Um dos casos mais emblemátícos é o de Gustavo Silva, que protagonizou uma ação semelhante com o Corinthians em 2024. Após entrar na Justiça por atraso no pagamento de FGTS, o jogador optou por seguir com o processo de desligamento. A rescisão foi publicada no Boletim Informativo Diário (BID) da CBF, liberando o atleta para atuar por outra equipe. Ele acertou com o Vitória e, por ter obtido a rescisão unilateral na Justiça, pôde disputar a Série A do Campeonato Brasileiro mesmo após já ter feito mais de sete partidas pela equipe anterior, número que normalmente inviabilizaria uma nova inscrição.

Embora essas ações sejam frequentemente associadas a supostos “gestos de ingratidão” por parte dos jogadores, o que está em jogo são os direitos trabalhistas assegurados por lei.
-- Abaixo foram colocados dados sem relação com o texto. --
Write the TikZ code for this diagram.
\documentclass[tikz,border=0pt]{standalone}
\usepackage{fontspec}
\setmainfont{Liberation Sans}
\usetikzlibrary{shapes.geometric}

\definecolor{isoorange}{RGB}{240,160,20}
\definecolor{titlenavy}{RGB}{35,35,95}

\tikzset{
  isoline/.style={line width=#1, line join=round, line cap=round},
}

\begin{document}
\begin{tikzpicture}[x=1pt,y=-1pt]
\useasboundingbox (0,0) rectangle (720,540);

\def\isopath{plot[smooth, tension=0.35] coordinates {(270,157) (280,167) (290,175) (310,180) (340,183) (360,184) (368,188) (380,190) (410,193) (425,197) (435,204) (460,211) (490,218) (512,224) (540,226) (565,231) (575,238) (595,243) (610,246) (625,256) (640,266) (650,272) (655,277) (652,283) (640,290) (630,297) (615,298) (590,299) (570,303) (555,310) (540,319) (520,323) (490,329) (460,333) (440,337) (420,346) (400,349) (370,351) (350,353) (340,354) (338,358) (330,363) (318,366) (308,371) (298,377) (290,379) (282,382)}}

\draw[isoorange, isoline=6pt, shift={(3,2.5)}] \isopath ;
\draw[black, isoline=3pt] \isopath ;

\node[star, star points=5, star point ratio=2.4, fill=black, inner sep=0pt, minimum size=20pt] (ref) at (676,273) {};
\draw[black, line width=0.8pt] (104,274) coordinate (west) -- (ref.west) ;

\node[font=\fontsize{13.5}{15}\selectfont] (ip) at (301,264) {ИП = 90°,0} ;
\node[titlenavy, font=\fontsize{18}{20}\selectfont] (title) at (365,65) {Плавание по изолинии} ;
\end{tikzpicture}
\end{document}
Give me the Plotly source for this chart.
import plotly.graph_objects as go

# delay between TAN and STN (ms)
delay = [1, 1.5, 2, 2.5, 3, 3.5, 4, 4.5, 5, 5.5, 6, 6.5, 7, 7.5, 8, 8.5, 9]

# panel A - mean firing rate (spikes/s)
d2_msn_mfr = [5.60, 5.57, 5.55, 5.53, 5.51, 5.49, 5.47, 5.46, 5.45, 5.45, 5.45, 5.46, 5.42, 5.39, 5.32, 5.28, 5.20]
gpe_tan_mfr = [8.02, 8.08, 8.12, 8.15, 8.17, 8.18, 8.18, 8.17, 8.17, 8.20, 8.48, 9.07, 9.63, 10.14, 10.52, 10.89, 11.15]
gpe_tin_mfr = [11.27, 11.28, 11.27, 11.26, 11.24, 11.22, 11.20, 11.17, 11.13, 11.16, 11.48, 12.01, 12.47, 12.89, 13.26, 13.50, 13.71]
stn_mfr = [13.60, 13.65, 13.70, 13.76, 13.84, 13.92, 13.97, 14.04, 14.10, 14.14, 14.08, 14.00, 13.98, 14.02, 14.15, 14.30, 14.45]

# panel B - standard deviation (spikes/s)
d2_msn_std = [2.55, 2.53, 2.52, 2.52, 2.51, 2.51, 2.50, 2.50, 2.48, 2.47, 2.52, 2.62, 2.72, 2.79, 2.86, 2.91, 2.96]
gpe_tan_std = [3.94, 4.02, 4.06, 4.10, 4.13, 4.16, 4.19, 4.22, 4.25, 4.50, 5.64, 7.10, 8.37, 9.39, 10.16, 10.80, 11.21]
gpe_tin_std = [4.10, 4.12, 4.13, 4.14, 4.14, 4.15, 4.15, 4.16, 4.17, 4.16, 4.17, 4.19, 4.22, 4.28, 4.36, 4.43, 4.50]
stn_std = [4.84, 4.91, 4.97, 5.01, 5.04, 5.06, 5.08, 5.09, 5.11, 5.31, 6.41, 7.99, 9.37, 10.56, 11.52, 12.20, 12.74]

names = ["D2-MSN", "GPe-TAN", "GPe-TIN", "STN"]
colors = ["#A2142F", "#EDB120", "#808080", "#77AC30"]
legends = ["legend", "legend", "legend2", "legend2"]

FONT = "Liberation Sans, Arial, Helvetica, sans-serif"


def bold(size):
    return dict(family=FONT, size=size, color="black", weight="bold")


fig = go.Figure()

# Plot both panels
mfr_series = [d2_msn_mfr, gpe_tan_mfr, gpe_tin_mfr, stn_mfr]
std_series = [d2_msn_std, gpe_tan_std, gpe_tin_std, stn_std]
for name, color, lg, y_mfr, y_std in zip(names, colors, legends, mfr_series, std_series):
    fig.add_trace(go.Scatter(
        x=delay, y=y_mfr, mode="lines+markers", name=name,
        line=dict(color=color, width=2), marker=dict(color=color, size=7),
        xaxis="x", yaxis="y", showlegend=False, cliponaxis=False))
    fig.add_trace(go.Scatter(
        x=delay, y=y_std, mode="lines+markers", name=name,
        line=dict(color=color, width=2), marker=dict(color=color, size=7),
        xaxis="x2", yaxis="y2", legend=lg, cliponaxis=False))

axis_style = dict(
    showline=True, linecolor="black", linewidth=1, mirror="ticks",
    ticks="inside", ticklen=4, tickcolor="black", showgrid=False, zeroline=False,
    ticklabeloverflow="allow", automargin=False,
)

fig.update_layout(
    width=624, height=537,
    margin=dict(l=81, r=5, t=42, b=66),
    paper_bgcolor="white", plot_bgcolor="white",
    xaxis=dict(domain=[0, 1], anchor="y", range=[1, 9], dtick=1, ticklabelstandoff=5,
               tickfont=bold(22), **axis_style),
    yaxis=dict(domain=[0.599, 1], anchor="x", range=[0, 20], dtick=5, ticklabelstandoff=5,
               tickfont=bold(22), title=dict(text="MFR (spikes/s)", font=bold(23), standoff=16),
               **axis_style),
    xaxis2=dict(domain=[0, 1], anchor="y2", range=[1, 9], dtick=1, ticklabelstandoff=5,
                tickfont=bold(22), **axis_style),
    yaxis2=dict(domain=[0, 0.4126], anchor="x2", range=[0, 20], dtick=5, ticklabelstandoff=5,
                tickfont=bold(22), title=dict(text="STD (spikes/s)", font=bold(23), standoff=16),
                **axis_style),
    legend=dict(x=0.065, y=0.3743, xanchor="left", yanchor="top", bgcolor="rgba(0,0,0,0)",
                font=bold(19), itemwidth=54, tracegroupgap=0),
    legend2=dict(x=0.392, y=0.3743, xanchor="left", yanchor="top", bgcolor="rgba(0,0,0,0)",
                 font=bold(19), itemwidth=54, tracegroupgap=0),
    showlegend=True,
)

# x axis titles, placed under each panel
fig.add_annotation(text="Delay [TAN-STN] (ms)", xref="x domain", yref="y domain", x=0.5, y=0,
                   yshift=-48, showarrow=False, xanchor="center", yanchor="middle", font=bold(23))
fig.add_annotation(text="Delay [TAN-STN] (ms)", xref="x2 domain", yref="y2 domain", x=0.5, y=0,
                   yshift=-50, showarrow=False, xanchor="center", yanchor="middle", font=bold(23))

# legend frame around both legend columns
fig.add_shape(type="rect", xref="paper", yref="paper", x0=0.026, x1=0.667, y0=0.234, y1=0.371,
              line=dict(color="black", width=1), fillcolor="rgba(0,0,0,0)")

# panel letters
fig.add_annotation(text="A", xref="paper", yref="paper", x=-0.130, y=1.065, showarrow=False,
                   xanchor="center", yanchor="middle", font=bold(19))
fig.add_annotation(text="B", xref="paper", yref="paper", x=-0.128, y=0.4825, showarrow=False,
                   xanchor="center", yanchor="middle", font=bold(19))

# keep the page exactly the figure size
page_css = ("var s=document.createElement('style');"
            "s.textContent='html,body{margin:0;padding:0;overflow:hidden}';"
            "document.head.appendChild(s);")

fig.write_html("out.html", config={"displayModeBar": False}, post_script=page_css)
Jogadores de futebol, apesar da imagem midiática e dos altos salários em alguns casos, também enfrentam instabilidade profissional e dependem do cumprimento rigoroso dos contratos para manter sua carreira e segurança financeira. A inadimplência sistemática não só compromete o vínculo com o atleta, como também desvaloriza o patrimônio do clube, que perde ativos importantes sem compensação financeira.

Esse cenário expõe uma falha estrutural no modelo de gestão de boa parte dos clubes brasileiros. Assinar contratos sem garantir o fluxo de caixa necessário para cumpri-los é, na prática, uma forma de negligência administrativa. A possibilidade de rescisão indireta funciona, portanto, como um mecanismo de equilíbrio entre as partes, e como um alerta para os dirigentes. Clubes que não se organizam financeiramente para manter seus compromissos colocam em risco seus próprios investimentos e mancham sua imagem institucional.

A rescisão indireta não é apenas um direito do atleta, mas também um mecanismo de proteção ao próprio clube. Ao permitir que o jogador busque a rescisão em caso de inadimplência, a legislação incentiva os clubes a serem mais responsáveis ao assumir compromissos financeiros. Afinal, o jogador representa um patrimônio importante para o clube, e a perda desse ativo pode resultar em prejuízos esportivos e financeiros significativos. A jurisprudência favorável aos atletas deixa claro que o talento em campo precisa ser acompanhado por responsabilidade fora dele, do contrário, o risco de novas rescisões e prejuízos bilionários continuará rondando os bastidores dos gramados.